We'll say. Yeah. OK. This one really resonates with me. So that's gonna be in my top 10. And that's the point of doing this is that they find their top ten cards. That one's gonna be my top ten. They look at the next one and go, No, that doesn't resonate with me. They'll put it in probably a discard pile at the side because that's never going to be in my top ten. Might still be important. Might still be part of their life. But really what they will do is put on site.
Darren A. Smith:
I'm good. Yep.
Clare Walker:
Then there'll be other cards that they'll not be quite so sure at, so they can put those in the whole pile. Though it might be my top ten, I've not quite yet beside it. So what they will end up with after those sorts of 10 minutes? It is a line of 10 cards that are what they will say is up to 10 cards.
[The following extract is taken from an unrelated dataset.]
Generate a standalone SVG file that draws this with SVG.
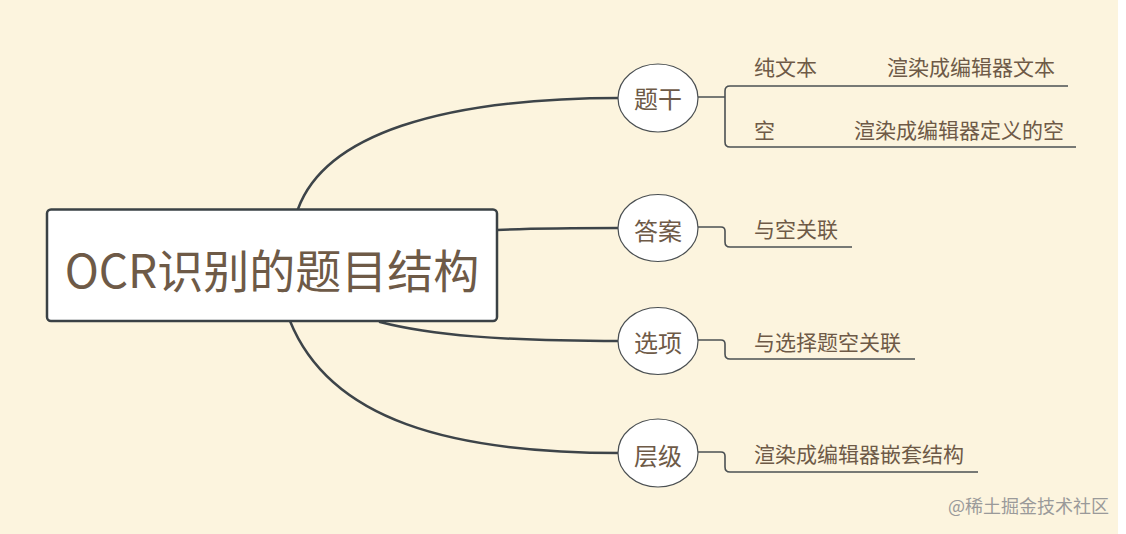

We always get people who go Oh, can I have 18 and my answer to that is always as long as nonconformity is at the top of that list.
But what they will do is then sort out those top ten cards and even by just doing that is an eye-opener because people go, yeah my values are honesty and trust but when they actually see them in front of them and they start laying them out there will be values in there that they've never thought of as being.